In fact -- given roughly the same data that is available to everyone -- folks are either suggesting that WiMax has a first mover advantage over LTE, or that we might as well stick a fork in 802.16e already. (See Wireless Internet’s Future: LTE Rules, WiMax Survives.)
Seems like we've forgotten the long and winding transition from the original digital cellular networks to 3G already. Even though you could make a solid argument that the move to 3G is also actually still a work in progress.

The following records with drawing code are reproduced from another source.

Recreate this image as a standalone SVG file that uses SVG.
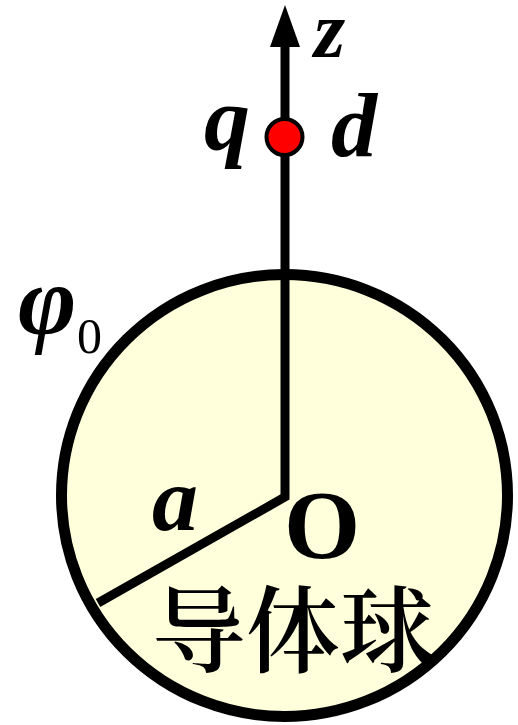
<svg xmlns="http://www.w3.org/2000/svg" width="518" height="725" viewBox="0 0 518 725">
<style>
.serif{font-family:"Liberation Serif","Times New Roman",serif;fill:#000}
.bi{font-weight:bold;font-style:italic}
.ln{stroke:#000;stroke-width:9;fill:none;stroke-linecap:butt}
</style>
<rect width="518" height="725" fill="#fff"/>
<g id="sphere">
<ellipse cx="284.5" cy="495.5" rx="223" ry="221" fill="#FFFFDC" stroke="#000" stroke-width="11"/>
</g>
<g id="connectors">
<polyline class="ln" points="285,44 285,497 98,603" stroke-linejoin="miter"/>
<polygon points="285,5 270,47 300,47" fill="#000"/>
</g>
<g id="charge">
<circle cx="284.5" cy="137" r="18" fill="#FF0000" stroke="#000" stroke-width="4"/>
</g>
<g id="labels">
<text class="serif bi" x="314" y="57" font-size="80">z</text>
<text class="serif bi" x="204" y="150" font-size="92">q</text>
<text class="serif bi" x="331" y="156" font-size="92">d</text>
<text class="serif bi" x="18" y="334" font-size="100">φ</text>
<text class="serif" x="77" y="353" font-size="50">0</text>
<text class="serif bi" x="152" y="530" font-size="92">a</text>
<text class="serif" x="284" y="558" font-size="98" font-weight="bold">O</text>
<text x="152" y="665" font-size="94" font-weight="600" font-family="'Noto Serif CJK SC','Noto Sans CJK SC',serif" fill="#000">导体球</text>
</g>
</svg>
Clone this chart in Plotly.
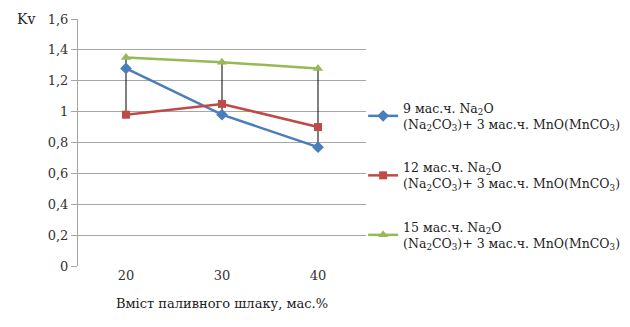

Consider this: The first proto-3G networks in the U.S were launched in 2002. (See Waiting for 3G: What about the U.S? and Verizon Is Not the Nation's First.) It wasn't until several years after that data download speeds really started to hit the 144 Kbit/s mandated for 3G. (Things happened faster in Japan and Western Europe, although not that much faster considering the huge sums spent on European spectrum.)
Now the big four U.S. wireless carriers offer download speeds better than dial-up -- even DSL in some cases -- over cellphones (at least in cities; you can still forget the fat pipe in many rural areas). WiMax and LTE should compete with cable on download speeds, although FiOS still kills the radio stars.
Of course, the initial take-up of mobile data services probably wasn't helped by a minor consumer recession and the bursting of the telecom bubble [Ed note: Oh hey, 2002, meet 2008!]. But its pretty obvious that, six or so years after carriers started promoting the "wireless Web", the concept of the Internet on your phone is only now being widely accepted Stateside.
What does this all mean for 4G? For one, it means that technical concerns about early WiMax are a problem but not a deal-breaker. (See Sprint Quiet on WiMax Launch Date.) LTE is actually based on the same radio technology and any assumption that it won't face its own set of teething troubles is laughable at best.
Second, we can reserve judgment on a 4G winner for years yet. Never forget that it is sexy devices, like the RAZR or iPhone, or desirable services, such as Verizon Wireless 's V-Cast, that finally sold 3G to the American public. It will be several years -- at best -- before we get unique devices and services for 4G.
Think of it this way: You usually buy the sandwich for the filling not the bread, even if the bread is tasty seven-grain wholewheat stuff. 4G networks will offer users better bread but carriers, vendors, and content providers will still need to supply the cheese or honey that will make people want the entire sandwich.